Prior to attending university, Bianca attended the Royal Winnipeg Ballet's professional classical ballet training program in Winnipeg, MB. After completion of this program, she moved to Kingston, ON, to pursue academic interests at the Department of Geological Sciences and Geological Engineering at Queen's University, where she completed an honours Bachelor of Science degree in geological sciences. It was at Queen's that she first became interested in geochemistry from the influence of her professor, Dr. Kurt Kyser.

During her final year at Queen's, Bianca produced a final honours thesis project that focused on the hydrous sulphates in the mine waste of Faro, Yukon. In the summer after graduating, Bianca started at the University of British Columbia with the Mineral Deposit Research Unit under supervision of Dr. Peter Winterburn and Dr. Sean Crowe. She is currently working on the application of microbiology to mineral exploration and hopes to work in exploration geochemistry upon completion of her Master's.
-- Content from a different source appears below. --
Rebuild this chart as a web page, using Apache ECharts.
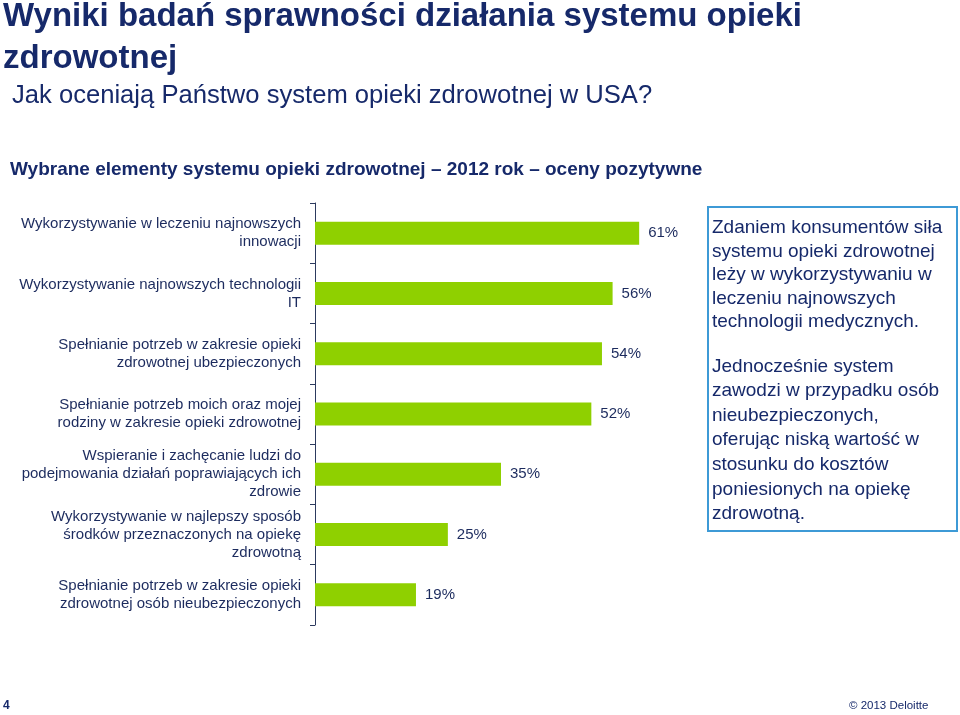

Project: Molecular biology in mineral exploration

Bianca’s project involves the evaluation of the application of molecular biology to mineral exploration. The project aims at assessing and developing a more robust method of through-cover mineral exploration. This aids in initial discovery, as well as delineating targets more effectively to contribute to more successful mine development and resource extraction.

Microorganisms are everywhere and extremely abundant in soils, contributing to their statistical power in this study. Microbial communities are very sensitive to subtle changes in subsurface chemistry on short timescales, which is an added advantage when assessing changes in microbial abundances experimentally. Three main goals drive the project: i. qualifying and quantifying microbial profiles in till above zones of mineralisation relative to background soils and creating database of indicator species for different deposit types, ii. evaluating the relationships between geochemistry, physical chemistry, and microbial footprints to determine the driving factors in microbial community shifts, and iii. develop practical field and analytical procedures and protocols for the mineral exploration industry.